Gone is 40-goal scorer Jake Guentzel, replaced by Drew O’Connor, whose career year reached 15 goals. Michael Bunting is a cosmic upgrade over Smith on the second line with Evgeni Malkin and figures to offset some of the Guentzel loss, but where will the goals come from?

The presumed third line, comprised of Anthony Beauvillier, Kevin Hayes, and Valtteri Puustinen, registered only a combined 61 points last season.

We like O’Connor, and he could increase his total to 20 goals or more. Bunting brings elements to the lineup that the Penguins don’t otherwise have, but the offensive output from the top six figures to drop. Can Rickard Rakell, Bryan Rust, and others not only pick up the slack, but increase the totals?

2. Holding Leads?

If scoring enough goals to get a lead isn’t a problem, holding them surely could be. The Penguins have been one of the worst teams in the NHL at holding a lead for two years running. Two years ago, the Penguins were the third-worst team in the NHL for holding leads and gave up six two-goal leads. Last year, they improved ever so slightly to fifth worst and gave up five two-goal leads.

The Penguins warts were on display as early as the first game of last season when the dropkicked away a lead to the lowly Chicago Blackhawks.

Those lost-lead totals are for regulation losses and don’t include ties at the end of regulation, or the Penguins totals would be much worse. The stats are courtesy of morehockeystats.com.

So, what have the Penguins done to improve holding leads? They did sign high-energy grinder Blake Lizotte. The acquisition of Hayes means Lars Eller could slide to that fourth-line, lead-protecting role.

However, Eller was already part of that lockdown crew.

The Penguins may have held serve on the blue line, but they didn’t improve. Matt Grzelcyk will replace P.O Joseph. Otherwise, it will be the same blue line and the same goaltending.

One of the Penguins’ biggest issues protecting leads was not personnel nor strategy but instead resided between their ears. Perhaps that can improve with a new season, but there’s a lot of negative momentum to overcome.

3. Uncertainty

It’s not just the Crosby contract situation, which may or may not be resolved by training camp; it’s the entire cloud of uncertainty surrounding the Penguins’ future. President of hockey operations/GM Kyle Dubas has steadfastly maintained the team is heading in a new direction. This summer, he backed up those words by trading away players and cap space in exchange for draft picks.
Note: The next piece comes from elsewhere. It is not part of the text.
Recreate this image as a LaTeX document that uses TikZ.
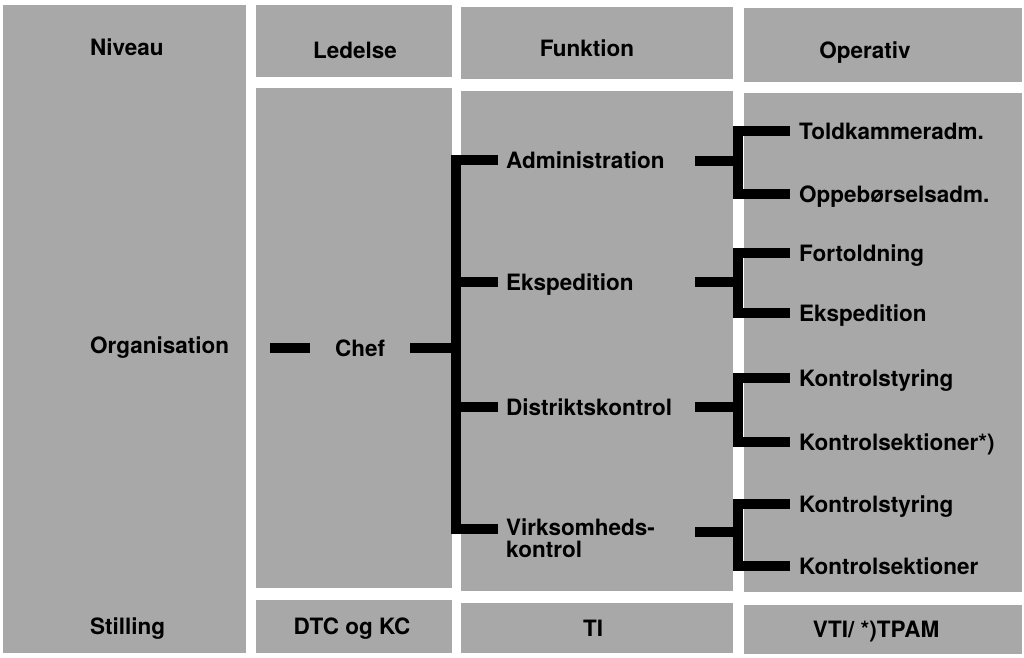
\documentclass[tikz,border=0pt]{standalone}
\usepackage{fontspec}
\setmainfont{TeX Gyre Heros}
\definecolor{screen}{gray}{0.66}
\begin{document}
\begin{tikzpicture}[x=1pt,y=-1pt]
	\tikzstyle{every node}+=[inner sep=0pt, font=\fontsize{22.5}{21.5}\selectfont\bfseries]
	\tikzstyle{capline}=[text height=16pt, text depth=0pt]
	\tikzstyle{funk}=[capline, anchor=west, inner xsep=8pt]
	\tikzstyle{oper}=[capline, anchor=west, inner xsep=9pt]
	\tikzstyle{bar}=[black, line width=10pt]
	\useasboundingbox (0,0) rectangle (1024,657);
	\fill [screen] (3,5) rectangle (246,653);
	\fill [screen] (256,5) rectangle (452,77);
	\fill [screen] (256,88) rectangle (452,588);
	\fill [screen] (256,600) rectangle (452,653);
	\fill [screen] (461,7) rectangle (733,79);
	\fill [screen] (461,91) rectangle (733,591);
	\fill [screen] (461,603) rectangle (733,653);
	\fill [screen] (744,8) rectangle (1022,82);
	\fill [screen] (744,93) rectangle (1022,592);
	\fill [screen] (744,605) rectangle (1022,654);
	\node [capline, anchor=west] (niveau) at (90,47) {Niveau};
	\node [capline] (ledelse) at (355,50) {Ledelse};
	\node [capline] (funktion) at (587,48) {Funktion};
	\node [capline] (operativ) at (865,50) {Operativ};
	\node [capline, anchor=west] (org) at (90,345) {Organisation};
	\node [capline, anchor=west] (stilling) at (90,626) {Stilling};
	\node [capline] (dtc) at (352,626) {DTC og KC};
	\node [capline] (ti) at (593,628) {TI};
	\node [capline] (vti) at (876,629) {VTI/ *)TPAM};
	\node [capline, inner xsep=25pt] (chef) at (360,348) {Chef};
	\coordinate (lead) at (270,348);
	\draw [bar] (chef.west) -- (lead);
	\node [funk] (adm) at (498,160) {Administration};
	\node [funk] (eksp) at (498,282) {Ekspedition};
	\node [funk] (distr) at (498,407) {Distriktskontrol};
	\node [anchor=north west, inner xsep=8pt, align=left] (virk) at (498,519) {Virksomheds-\\kontrol};
	\coordinate (vk) at (498,529);
	\coordinate (bus) at (456,529);
	\draw [bar] (adm.west) -| (bus) -- (vk);
	\draw [bar] (eksp.west) -- (eksp.west -| bus);
	\draw [bar] (distr.west) -- (distr.west -| bus);
	\draw [bar] (chef.east) -- (chef.east -| bus);
	\node [oper] (tk) at (790,131) {Toldkammeradm.};
	\node [oper] (ob) at (790,194) {Oppebørselsadm.};
	\node [oper] (fo) at (790,253) {Fortoldning};
	\node [oper] (ekop) at (790,313) {Ekspedition};
	\node [oper] (ks1) at (790,378) {Kontrolstyring};
	\node [oper] (kse1) at (790,442) {Kontrolsektioner*)};
	\node [oper] (ks2) at (790,504) {Kontrolstyring};
	\node [oper] (kse2) at (790,566) {Kontrolsektioner};
	\coordinate (j1) at (737.5,161);
	\coordinate (j2) at (737.5,282);
	\coordinate (j3) at (737.5,407);
	\coordinate (j4) at (737.5,532);
	\coordinate (s1) at (695,161);
	\coordinate (s2) at (695,282);
	\coordinate (s3) at (695,407);
	\coordinate (s4) at (695,532);
	\draw [bar] (tk.west) -| (j1) |- (ob.west);
	\draw [bar] (s1) -- (j1);
	\draw [bar] (fo.west) -| (j2) |- (ekop.west);
	\draw [bar] (s2) -- (j2);
	\draw [bar] (ks1.west) -| (j3) |- (kse1.west);
	\draw [bar] (s3) -- (j3);
	\draw [bar] (ks2.west) -| (j4) |- (kse2.west);
	\draw [bar] (s4) -- (j4);
\end{tikzpicture}
\end{document}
“We want to get back to being a contender,” Dubas said at the draft. “And so I probably look at it in a much more–I mean, the coaches and the players have to look at it day to day. They’re trying to win every day–I have to look at it with a much broader lens of (not wanting) Pittsburgh to be a team that just squeaks in.”

While Dubas might bristle at the following characterization, it seems to be true: The current team is on its own. The core group with Crosby, Evgeni Malkin, and Kris Letang can stay together as long as they wish, but veteran reinforcements won’t be coming. Prospects may make the jump to the NHL, but Dubas won’t be spending assets to acquire established NHL talent.

Read More: Penguins Q&A–What We Know About Sidney Crosby, Malkin Rumors.

It must be a weird feeling for the roster, perhaps even a tinge of abandonment.